Abstract

The PhoQ/PhoP signaling system responds to low magnesium and the presence of certain cationic antimicrobial peptides, and regulates genes important for growth under these conditions, as well as additional genes important for virulence in many gram-negative pathogens. PhoQ is a sensor kinase that phosphorylates and activates the transcription factor PhoP. In a screen for proteins involved in feedback inhibition in the PhoQ/PhoP system in Escherichia coli, we previously identified mgrB, a gene we demonstrated codes for a conserved 47 amino acid inner-membrane protein. MgrB binds and inhibits PhoQ, likely by an interaction between the periplasmic tail of MgrB and the sensor domain of PhoQ. MgrB also interacts with itself. Finally, MgrB possesses three cysteines: one that is highly conserved (C16) and two that are absolutely conserved (C28 and C39). A recent transposon mutagenesis screen identified the periplasmic disulfide oxido-reductase dsbA as another regulator of the PhoQ/PhoP system.
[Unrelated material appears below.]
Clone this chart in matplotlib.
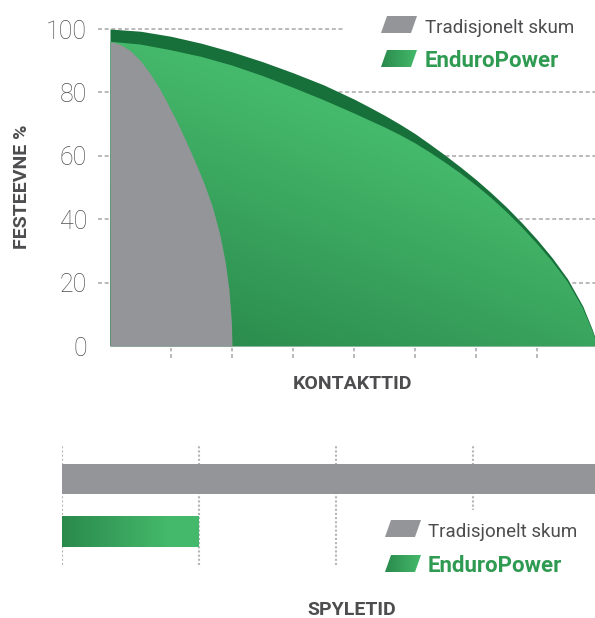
import numpy as np
import matplotlib.pyplot as plt
from matplotlib.patches import Polygon, Rectangle
from matplotlib.colors import LinearSegmentedColormap

plt.rcParams['font.family'] = ['Roboto', 'DejaVu Sans']

# top chart: grip (%) over contact time
y_ticks = [0, 20, 40, 60, 80, 100]
x_marks = [1, 2, 3, 4, 5, 6, 7]

endu_x = [0, 0.5, 1, 1.5, 2, 2.5, 3, 3.5, 4, 4.25, 4.5, 4.75, 5, 5.25, 5.5,
          5.75, 6, 6.25, 6.5, 6.75, 7, 7.25, 7.5, 7.75, 7.9, 8]
endu_outer = [100, 99.3, 97.7, 95.5, 92.8, 89.7, 86.2, 82.4, 77.9, 75.4, 72.8,
              70.0, 67.0, 63.6, 60.1, 56.4, 52.5, 48.3, 43.8, 38.9, 33.6, 27.8,
              21.2, 12.6, 5.5, 0]
endu_inner = [96, 95.1, 93.3, 91.2, 88.5, 85.2, 81.5, 77.6, 73.4, 71.2, 69.0,
              66.6, 64.0, 61.0, 57.8, 54.4, 50.7, 46.7, 42.3, 37.5, 32.3, 26.7,
              20.3, 12.0, 5.2, 0]

trad_x = [0, 0.1, 0.2, 0.33, 0.5, 0.66, 0.8, 0.93, 1.1, 1.26, 1.4, 1.55, 1.68,
          1.8, 1.89, 1.95, 1.99, 2.0]
trad_y = [96, 95.6, 94.8, 93.2, 90.0, 85.9, 81.6, 77.0, 70.6, 64.0, 57.9, 50.9,
          43.8, 35.2, 26.4, 17.8, 7.5, 0]

# bottom chart: rinse time
rinse_labels = ['Tradisjonelt skum', 'EnduroPower']
rinse_values = [4.0, 1.0]
rinse_grid = [0, 1, 2, 3]

GRAY = '#939598'
DARK_GREEN = '#17703a'
TEXT = '#4d4d4f'
GREEN_TEXT = '#2f9b52'
green_cmap = LinearSegmentedColormap.from_list('g', ['#2a8a4c', '#45b96b'])

W, H = 595, 618
fig = plt.figure(figsize=(W / 100, H / 100), dpi=100)

# ---- top chart
px_per_unit = 3.17
top_py = 346 - 102 * px_per_unit
ax1 = fig.add_axes([110 / W, (H - 346) / H, 488 / W, (346 - top_py) / H])
ax1.set_xlim(0, 8)
ax1.set_ylim(0, 102)

ax1.hlines(y_ticks[1:], -0.2, 8, colors='#b4b4b4', linewidth=1.3,
           linestyles=(0, (2.2, 1.5)), clip_on=False, zorder=0)
ax1.vlines(x_marks, -3.8, -0.6, colors='#b4b4b4', linewidth=1.3,
           linestyles=(0, (2.2, 1.5)), clip_on=False)

ax1.fill_between(endu_x, 0, endu_outer, color=DARK_GREEN, linewidth=0, zorder=1)

verts = np.column_stack([np.r_[endu_x, endu_x[::-1]],
                         np.r_[endu_inner, np.zeros(len(endu_x))]])
clip = Polygon(verts, closed=True, facecolor='none', edgecolor='none')
ax1.add_patch(clip)
gx = np.linspace(0, 1, 300)
gy = np.linspace(0, 1, 300)
grad = np.clip((0.6 * gx[None, :] + 1.0 * gy[:, None] - 0.1) / 0.9, 0, 1)
im = ax1.imshow(grad, extent=[0, 8, 0, 100], origin='lower', aspect='auto',
                cmap=green_cmap, vmin=0, vmax=1, zorder=2)
im.set_clip_path(clip)

ax1.fill_between(trad_x, 0, trad_y, color=GRAY, linewidth=0, zorder=3)

ax1.set_xlim(0, 8)
ax1.set_ylim(0, 102)
ax1.set_xticks([])
ax1.set_yticks(y_ticks)
ax1.set_yticklabels([str(v) for v in y_ticks], fontsize=18, fontweight='light',
                    color='#505052')
ax1.tick_params(axis='y', length=0, pad=16.5)
for s in ax1.spines.values():
    s.set_visible(False)
ax1.patch.set_alpha(0)

# ---- bottom chart
unit = 137
ax2 = fig.add_axes([62 / W, (H - 565) / H, 533 / W, 119 / H])
ax2.set_xlim(0, 533 / unit)
ax2.set_ylim(-0.64, 1.63)
ax2.vlines(rinse_grid, -0.64, 1.63, colors='#b5b5b5', linewidth=1.5,
           linestyles=(0, (1.0, 1.0)), zorder=0)
bars = ax2.barh([1, 0], rinse_values, height=0.58, zorder=2)
bars[0].set_facecolor(GRAY)
bars[1].set_facecolor('none')
bgx = np.linspace(0, 1, 300)
bgrad = np.clip(bgx / 0.78, 0, 1)[None, :]
bim = ax2.imshow(bgrad, extent=[0, rinse_values[1], -0.29, 0.29], aspect='auto',
                 cmap=green_cmap, vmin=0, vmax=1, zorder=3)
bim.set_clip_path(bars[1])
ax2.set_xlim(0, 533 / unit)
ax2.set_ylim(-0.64, 1.63)
ax2.axis('off')

# ---- overlay for labels and legends (pixel coordinates)
ax0 = fig.add_axes([0, 0, 1, 1], zorder=10)
ax0.set_xlim(0, W)
ax0.set_ylim(H, 0)
ax0.axis('off')
ax0.patch.set_alpha(0)


def draw_legend(ax, x0, y_gray, y_green, tx):
    sw, sh, sk = 30, 17, 6
    for i, y0 in enumerate([y_gray, y_green]):
        pts = [(x0, y0 + sh), (x0 + sk, y0), (x0 + sk + sw, y0), (x0 + sw, y0 + sh)]
        if i == 0:
            ax.add_patch(Polygon(pts, closed=True, facecolor=GRAY,
                                 edgecolor='none', zorder=3))
        else:
            p = Polygon(pts, closed=True, facecolor='none', edgecolor='none',
                        zorder=3)
            ax.add_patch(p)
            g = ax.imshow(np.linspace(0, 1, 100)[None, :],
                          extent=[x0, x0 + sk + sw, y0 + sh, y0], aspect='auto',
                          cmap=green_cmap, vmin=0, vmax=1, zorder=3)
            g.set_clip_path(p)
    ax.text(tx, y_gray + sh, rinse_labels[0], fontsize=13.5, color=TEXT,
            ha='left', va='baseline', zorder=3)
    ax.text(tx, y_green + sh, rinse_labels[1], fontsize=16, fontweight='bold',
            color=GREEN_TEXT, ha='left', va='baseline', zorder=3)


ax0.add_patch(Rectangle((345, 6), 250, 72, facecolor='white', edgecolor='none',
                        zorder=1))
draw_legend(ax0, 381, 16, 50, 425)
ax0.add_patch(Rectangle((378, 510), 217, 72, facecolor='white', edgecolor='none',
                        zorder=1))
draw_legend(ax0, 385, 520, 555, 428)

ax0.text(22, 187, 'FESTEEVNE %', rotation=90, fontsize=14, fontweight='bold',
         color=TEXT, ha='center', va='center')
ax0.text(352, 384, 'KONTAKTTID', fontsize=14, fontweight='bold', color=TEXT,
         ha='center', va='center')
ax0.text(352, 610, 'SPYLETID', fontsize=14, fontweight='bold', color=TEXT,
         ha='center', va='center')
ax0.set_xlim(0, W)
ax0.set_ylim(H, 0)

fig.savefig('out.png', dpi=100)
Deletion of dsbA results in up-regulation of multiple PhoP-regulated genes. Transcription in a ΔmgrB ΔdsbA strain is not significantly different from either deletion alone. These results and epistasis experiments suggest that DsbA acts genetically upstream of MgrB. CuSO4 is known to complement the defect in disulfide-bond formation in a dsbA deletion strain. That CuSO4 also rescues the derepression of PhoQ in a ΔdsbA strain, but not in a ΔmgrB strain, suggests that MgrB (or a protein upstream) requires a disulfide bond. Additionally, treatment of wild-type (WT) cells with the reducing agent DTT causes a dose-dependent increase in PhoP-regulated gene transcription. Furthermore, MgrB-C28A, MgrB-C39A, MgrB-C28A-C39A, and MgrB-C16A-C28A-C39A (MgrB-3C->A) are incapable of repressing PhoQ at basal expression levels. Together these results suggest that C28 and C39 are involved in disulfide bonds. Finally, Ni2+-column-purified HIS-MgrB, but not HIS-MgrB-3C->A, forms higher-order disulfide-bond-containing complexes detected by Western Blot. Together, our results indicate that disulfide-bonding is crucial for MgrB to inhibit the activity of PhoQ. The possibility, therefore, remains that PhoQ activity could be modulated by the redox-environment of the cell.